(What is expected):
Every line of the data must be copied exactly.

(Data):

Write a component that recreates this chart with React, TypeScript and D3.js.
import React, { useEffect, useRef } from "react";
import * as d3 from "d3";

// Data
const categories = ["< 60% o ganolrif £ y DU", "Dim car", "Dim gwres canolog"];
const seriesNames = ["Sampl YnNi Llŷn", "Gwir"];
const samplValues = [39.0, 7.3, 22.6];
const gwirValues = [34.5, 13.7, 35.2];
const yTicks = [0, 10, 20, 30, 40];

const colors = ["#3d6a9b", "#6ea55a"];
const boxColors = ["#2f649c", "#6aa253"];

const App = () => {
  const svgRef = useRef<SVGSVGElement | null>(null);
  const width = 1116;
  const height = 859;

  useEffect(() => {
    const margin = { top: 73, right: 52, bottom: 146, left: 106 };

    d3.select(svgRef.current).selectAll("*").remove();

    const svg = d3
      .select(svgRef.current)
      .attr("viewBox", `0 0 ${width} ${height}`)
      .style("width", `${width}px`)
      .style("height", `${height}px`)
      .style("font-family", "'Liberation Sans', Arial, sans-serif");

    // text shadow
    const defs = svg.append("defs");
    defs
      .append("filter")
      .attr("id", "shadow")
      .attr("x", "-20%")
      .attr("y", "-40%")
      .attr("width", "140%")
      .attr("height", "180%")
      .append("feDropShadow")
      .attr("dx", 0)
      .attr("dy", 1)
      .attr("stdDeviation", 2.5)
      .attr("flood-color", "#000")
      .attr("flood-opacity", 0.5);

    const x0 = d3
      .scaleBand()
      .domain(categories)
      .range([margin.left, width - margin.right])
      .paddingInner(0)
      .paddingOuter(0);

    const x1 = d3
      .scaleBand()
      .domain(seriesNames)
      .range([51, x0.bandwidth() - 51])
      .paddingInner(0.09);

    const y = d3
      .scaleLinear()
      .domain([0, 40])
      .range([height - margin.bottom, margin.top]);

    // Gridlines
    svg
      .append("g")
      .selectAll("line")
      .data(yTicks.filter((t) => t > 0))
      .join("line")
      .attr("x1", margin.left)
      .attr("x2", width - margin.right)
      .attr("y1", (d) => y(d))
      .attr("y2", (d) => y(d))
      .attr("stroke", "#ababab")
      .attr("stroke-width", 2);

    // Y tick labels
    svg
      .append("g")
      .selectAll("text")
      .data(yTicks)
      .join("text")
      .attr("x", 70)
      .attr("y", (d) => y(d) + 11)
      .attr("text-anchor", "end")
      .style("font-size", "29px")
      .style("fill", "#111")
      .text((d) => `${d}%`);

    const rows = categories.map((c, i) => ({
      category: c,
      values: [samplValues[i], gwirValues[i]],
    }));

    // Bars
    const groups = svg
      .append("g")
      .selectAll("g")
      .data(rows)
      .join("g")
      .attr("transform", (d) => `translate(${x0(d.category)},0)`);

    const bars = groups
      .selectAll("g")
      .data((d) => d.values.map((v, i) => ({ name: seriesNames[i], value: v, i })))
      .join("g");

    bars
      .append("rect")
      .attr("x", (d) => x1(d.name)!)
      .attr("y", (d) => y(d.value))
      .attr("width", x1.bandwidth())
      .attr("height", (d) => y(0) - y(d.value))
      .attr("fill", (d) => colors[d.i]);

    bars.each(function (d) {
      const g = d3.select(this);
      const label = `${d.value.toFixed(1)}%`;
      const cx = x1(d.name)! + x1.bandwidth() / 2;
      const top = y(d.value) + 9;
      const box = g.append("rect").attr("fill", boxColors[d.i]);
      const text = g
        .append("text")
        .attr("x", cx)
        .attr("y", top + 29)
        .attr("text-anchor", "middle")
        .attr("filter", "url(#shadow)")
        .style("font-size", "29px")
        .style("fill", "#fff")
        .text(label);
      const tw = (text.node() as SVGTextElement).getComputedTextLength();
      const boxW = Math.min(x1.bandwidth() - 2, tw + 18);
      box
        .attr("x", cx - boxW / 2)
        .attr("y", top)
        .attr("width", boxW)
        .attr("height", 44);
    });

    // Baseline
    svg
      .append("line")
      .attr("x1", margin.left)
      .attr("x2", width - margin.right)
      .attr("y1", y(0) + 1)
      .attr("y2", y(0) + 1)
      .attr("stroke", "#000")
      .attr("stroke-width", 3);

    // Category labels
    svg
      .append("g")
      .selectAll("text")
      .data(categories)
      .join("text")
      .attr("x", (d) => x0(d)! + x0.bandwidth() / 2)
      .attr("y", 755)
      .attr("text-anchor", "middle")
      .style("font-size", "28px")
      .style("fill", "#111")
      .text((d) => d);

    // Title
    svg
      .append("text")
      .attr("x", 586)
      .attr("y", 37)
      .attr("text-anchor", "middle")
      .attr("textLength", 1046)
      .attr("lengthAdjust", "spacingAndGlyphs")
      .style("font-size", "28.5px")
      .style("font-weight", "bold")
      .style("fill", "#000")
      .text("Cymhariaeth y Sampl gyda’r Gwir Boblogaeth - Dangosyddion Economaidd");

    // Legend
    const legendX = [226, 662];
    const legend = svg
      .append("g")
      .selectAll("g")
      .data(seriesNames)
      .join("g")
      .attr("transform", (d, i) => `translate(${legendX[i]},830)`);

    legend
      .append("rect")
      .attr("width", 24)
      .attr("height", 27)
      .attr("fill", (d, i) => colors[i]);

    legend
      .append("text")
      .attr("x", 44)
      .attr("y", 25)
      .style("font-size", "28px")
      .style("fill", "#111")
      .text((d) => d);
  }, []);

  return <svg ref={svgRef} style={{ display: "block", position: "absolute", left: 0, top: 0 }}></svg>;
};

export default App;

(Result of this exercise):
Write a component that recreates this chart with React, TypeScript and D3.js.
import React, { useEffect, useRef } from "react";
import * as d3 from "d3";

// Data
const categories = ["< 60% o ganolrif £ y DU", "Dim car", "Dim gwres canolog"];
const seriesNames = ["Sampl YnNi Llŷn", "Gwir"];
const samplValues = [39.0, 7.3, 22.6];
const gwirValues = [34.5, 13.7, 35.2];
const yTicks = [0, 10, 20, 30, 40];

const colors = ["#3d6a9b", "#6ea55a"];
const boxColors = ["#2f649c", "#6aa253"];

const App = () => {
  const svgRef = useRef<SVGSVGElement | null>(null);
  const width = 1116;
  const height = 859;

  useEffect(() => {
    const margin = { top: 73, right: 52, bottom: 146, left: 106 };

    d3.select(svgRef.current).selectAll("*").remove();

    const svg = d3
      .select(svgRef.current)
      .attr("viewBox", `0 0 ${width} ${height}`)
      .style("width", `${width}px`)
      .style("height", `${height}px`)
      .style("font-family", "'Liberation Sans', Arial, sans-serif");

    // text shadow
    const defs = svg.append("defs");
    defs
      .append("filter")
      .attr("id", "shadow")
      .attr("x", "-20%")
      .attr("y", "-40%")
      .attr("width", "140%")
      .attr("height", "180%")
      .append("feDropShadow")
      .attr("dx", 0)
      .attr("dy", 1)
      .attr("stdDeviation", 2.5)
      .attr("flood-color", "#000")
      .attr("flood-opacity", 0.5);

    const x0 = d3
      .scaleBand()
      .domain(categories)
      .range([margin.left, width - margin.right])
      .paddingInner(0)
      .paddingOuter(0);

    const x1 = d3
      .scaleBand()
      .domain(seriesNames)
      .range([51, x0.bandwidth() - 51])
      .paddingInner(0.09);

    const y = d3
      .scaleLinear()
      .domain([0, 40])
      .range([height - margin.bottom, margin.top]);

    // Gridlines
    svg
      .append("g")
      .selectAll("line")
      .data(yTicks.filter((t) => t > 0))
      .join("line")
      .attr("x1", margin.left)
      .attr("x2", width - margin.right)
      .attr("y1", (d) => y(d))
      .attr("y2", (d) => y(d))
      .attr("stroke", "#ababab")
      .attr("stroke-width", 2);

    // Y tick labels
    svg
      .append("g")
      .selectAll("text")
      .data(yTicks)
      .join("text")
      .attr("x", 70)
      .attr("y", (d) => y(d) + 11)
      .attr("text-anchor", "end")
      .style("font-size", "29px")
      .style("fill", "#111")
      .text((d) => `${d}%`);

    const rows = categories.map((c, i) => ({
      category: c,
      values: [samplValues[i], gwirValues[i]],
    }));

    // Bars
    const groups = svg
      .append("g")
      .selectAll("g")
      .data(rows)
      .join("g")
      .attr("transform", (d) => `translate(${x0(d.category)},0)`);

    const bars = groups
      .selectAll("g")
      .data((d) => d.values.map((v, i) => ({ name: seriesNames[i], value: v, i })))
      .join("g");

    bars
      .append("rect")
      .attr("x", (d) => x1(d.name)!)
      .attr("y", (d) => y(d.value))
      .attr("width", x1.bandwidth())
      .attr("height", (d) => y(0) - y(d.value))
      .attr("fill", (d) => colors[d.i]);

    bars.each(function (d) {
      const g = d3.select(this);
      const label = `${d.value.toFixed(1)}%`;
      const cx = x1(d.name)! + x1.bandwidth() / 2;
      const top = y(d.value) + 9;
      const box = g.append("rect").attr("fill", boxColors[d.i]);
      const text = g
        .append("text")
        .attr("x", cx)
        .attr("y", top + 29)
        .attr("text-anchor", "middle")
        .attr("filter", "url(#shadow)")
        .style("font-size", "29px")
        .style("fill", "#fff")
        .text(label);
      const tw = (text.node() as SVGTextElement).getComputedTextLength();
      const boxW = Math.min(x1.bandwidth() - 2, tw + 18);
      box
        .attr("x", cx - boxW / 2)
        .attr("y", top)
        .attr("width", boxW)
        .attr("height", 44);
    });

    // Baseline
    svg
      .append("line")
      .attr("x1", margin.left)
      .attr("x2", width - margin.right)
      .attr("y1", y(0) + 1)
      .attr("y2", y(0) + 1)
      .attr("stroke", "#000")
      .attr("stroke-width", 3);

    // Category labels
    svg
      .append("g")
      .selectAll("text")
      .data(categories)
      .join("text")
      .attr("x", (d) => x0(d)! + x0.bandwidth() / 2)
      .attr("y", 755)
      .attr("text-anchor", "middle")
      .style("font-size", "28px")
      .style("fill", "#111")
      .text((d) => d);

    // Title
    svg
      .append("text")
      .attr("x", 586)
      .attr("y", 37)
      .attr("text-anchor", "middle")
      .attr("textLength", 1046)
      .attr("lengthAdjust", "spacingAndGlyphs")
      .style("font-size", "28.5px")
      .style("font-weight", "bold")
      .style("fill", "#000")
      .text("Cymhariaeth y Sampl gyda’r Gwir Boblogaeth - Dangosyddion Economaidd");

    // Legend
    const legendX = [226, 662];
    const legend = svg
      .append("g")
      .selectAll("g")
      .data(seriesNames)
      .join("g")
      .attr("transform", (d, i) => `translate(${legendX[i]},830)`);

    legend
      .append("rect")
      .attr("width", 24)
      .attr("height", 27)
      .attr("fill", (d, i) => colors[i]);

    legend
      .append("text")
      .attr("x", 44)
      .attr("y", 25)
      .style("font-size", "28px")
      .style("fill", "#111")
      .text((d) => d);
  }, []);

  return <svg ref={svgRef} style={{ display: "block", position: "absolute", left: 0, top: 0 }}></svg>;
};

export default App;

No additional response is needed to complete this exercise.